Of course, we will assess. It’s testing season, and the standardized tests will take up much of our time and energy. I don’t want my focus there. Testing is not inspirational or creative. I pledge to use my time on the following literacy activities:

1) Reading Aloud. I love sharing stories, poems, and articles with others — students and colleagues. I will read aloud each day. Research shows that reading aloud inspires students, encourages thinking, and helps overall achievement.

2) Talking about Reading. When students are allowed to share, students learn more. Plus, students are tired of the teacher talk. I know. I talk too much. They are sick of me! I will offer time for peers to discuss their favorite scenes from books, question each other’s choices, and reflect on their own readings. Talking about reading is a great way to provide students with a voice in the classroom. Each voice counts.

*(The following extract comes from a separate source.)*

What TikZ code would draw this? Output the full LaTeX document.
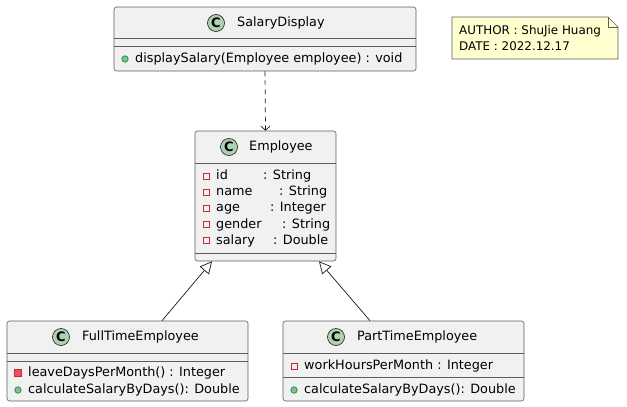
\documentclass[tikz,border=0pt]{standalone}
\usepackage{fontspec}
\setmainfont{DejaVu Sans}
\usetikzlibrary{arrows.meta}

\definecolor{boxfill}{HTML}{F1F1F1}
\definecolor{boxline}{HTML}{181818}
\definecolor{iconfill}{HTML}{ADD1B2}
\definecolor{privred}{HTML}{C82930}
\definecolor{privfill}{HTML}{F24D5C}
\definecolor{pubfill}{HTML}{84BE84}
\definecolor{publine}{HTML}{038048}
\definecolor{notefill}{HTML}{FEFECE}

\newcommand{\membfont}{\fontsize{12.8}{15}\selectfont}
\newcommand{\notefont}{\fontsize{11.9}{14}\selectfont}

\tikzset{
  classbox/.style={draw=boxline!70, fill=boxfill, line width=0.6pt, rounded corners=2.5pt, inner sep=0pt},
  sepline/.style={draw=boxline!70, line width=0.6pt},
  cicon/.style={circle, draw=boxline, fill=iconfill, line width=0.6pt, minimum size=17pt, inner sep=0pt, font=\fontsize{13}{13}\selectfont\bfseries},
  ctitle/.style={anchor=west, inner sep=0pt, font=\membfont},
  member/.style={anchor=west, inner sep=0pt, font=\membfont},
  privf/.style={draw=privred, line width=0.8pt, minimum size=6pt, inner sep=0pt},
  privm/.style={draw=privred, fill=privfill, line width=0.8pt, minimum size=6.5pt, inner sep=0pt},
  pubm/.style={circle, draw=publine, fill=pubfill, line width=0.6pt, minimum size=6.5pt, inner sep=0pt},
  depend/.style={draw=boxline, line width=0.7pt, dash pattern=on 5pt off 4pt, -{Straight Barb[length=4pt, width=9pt]}},
  inherit/.style={draw=boxline, line width=0.7pt, -{Triangle[open, fill=white, length=12pt, width=12pt]}},
  notebox/.style={draw=boxline!70, fill=notefill, line width=0.6pt, line join=round}
}

\begin{document}
\begin{tikzpicture}[x=1pt, y=-1pt]
  \useasboundingbox (0,0) rectangle (627,407);

  \node[classbox, minimum width=302pt, minimum height=64pt] (disp) at (265,39) {};
  \node[cicon] (dispC) at (216,23) {C};
  \node[ctitle] (dispT) at (237,23) {SalaryDisplay};
  \draw[sepline] (disp.west |- 0,38) -- (disp.east |- 0,38);
  \draw[sepline] (disp.west |- 0,46) -- (disp.east |- 0,46);
  \node[pubm] (dispI1) at (125,59) {};
  \node[member] (dispM1) at (135,59) {displaySalary(Employee employee) : void};

  \node[classbox, minimum width=141pt, minimum height=130pt] (emp) at (265.5,196) {};
  \node[cicon] (empC) at (229,147) {C};
  \node[ctitle] (empT) at (249,147) {Employee};
  \draw[sepline] (emp.west |- 0,163) -- (emp.east |- 0,163);
  \node[privf] (empI1) at (206,176) {};
  \node[member] (empA1) at (216,176) {\makebox[47pt][l]{id}: String};
  \node[privf] (empI2) at (206,192.2) {};
  \node[member] (empA2) at (216,192.2) {\makebox[63pt][l]{name}: String};
  \node[privf] (empI3) at (206,208.4) {};
  \node[member] (empA3) at (216,208.4) {\makebox[54pt][l]{age}: Integer};
  \node[privf] (empI4) at (206,224.6) {};
  \node[member] (empA4) at (216,224.6) {\makebox[66pt][l]{gender}: String};
  \node[privf] (empI5) at (206,240.8) {};
  \node[member] (empA5) at (216,240.8) {\makebox[57pt][l]{salary}: Double};
  \draw[sepline] (emp.west |- 0,253) -- (emp.east |- 0,253);

  \node[classbox, minimum width=241pt, minimum height=80pt] (fte) at (127.5,361) {};
  \node[cicon] (fteC) at (61,337) {C};
  \node[ctitle] (fteT) at (82,337) {FullTimeEmployee};
  \draw[sepline] (fte.west |- 0,353) -- (fte.east |- 0,353);
  \draw[sepline] (fte.west |- 0,361) -- (fte.east |- 0,361);
  \node[privm] (fteI1) at (18,373) {};
  \node[member] (fteM1) at (28,373) {leaveDaysPerMonth() : Integer};
  \node[pubm] (fteI2) at (18,390) {};
  \node[member] (fteM2) at (28,390) {calculateSalaryByDays(): Double};

  \node[classbox, minimum width=241pt, minimum height=80pt] (pte) at (403.5,361) {};
  \node[cicon] (pteC) at (336,337) {C};
  \node[ctitle] (pteT) at (357,337) {PartTimeEmployee};
  \draw[sepline] (pte.west |- 0,353) -- (pte.east |- 0,353);
  \node[privf] (pteI1) at (294,366) {};
  \node[member] (pteA1) at (304,366) {workHoursPerMonth : Integer};
  \draw[sepline] (pte.west |- 0,377) -- (pte.east |- 0,377);
  \node[pubm] (pteI2) at (294,390) {};
  \node[member] (pteM1) at (304,390) {calculateSalaryByDays(): Double};

  \draw[depend] (disp.south) -- (emp.north);
  \draw[inherit] ([xshift=34.5pt]fte.north) -- ([xshift=-53.5pt]emp.south);
  \draw[inherit] ([xshift=-33.5pt]pte.north) -- ([xshift=53.5pt]emp.south);

  \draw[notebox] (452,17) -- (608,17) -- (618,27) -- (618,59) -- (452,59) -- cycle;
  \draw[notebox, fill=none] (608,17) -- (608,27) -- (618,27);
  \node[member, font=\notefont] (noteL1) at (459,31) {AUTHOR : ShuJie Huang};
  \node[member, font=\notefont] (noteL2) at (459,46) {DATE : 2022.12.17};
\end{tikzpicture}
\end{document}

3) Writing and Sharing. Students in my classes love free writing time. No assignment, per se — just write. The most creative, inspirational stories I’ve read are from this laid-back, yet structured time. Once testing is over and assignments are completed, it’s time for students to show what they know. It always amazes me…they know a lot! And don’t forget sharing. Sharing time provides a purpose, a captivated audience, and much-needed fun.

The last days of school are stressful. As teachers, we try to get all the teaching in before time runs out. Reading aloud, talking about reading, and writing for the purpose of sharing are worthwhile ways to spend time with the kids. Time never runs out to grow life-long learners.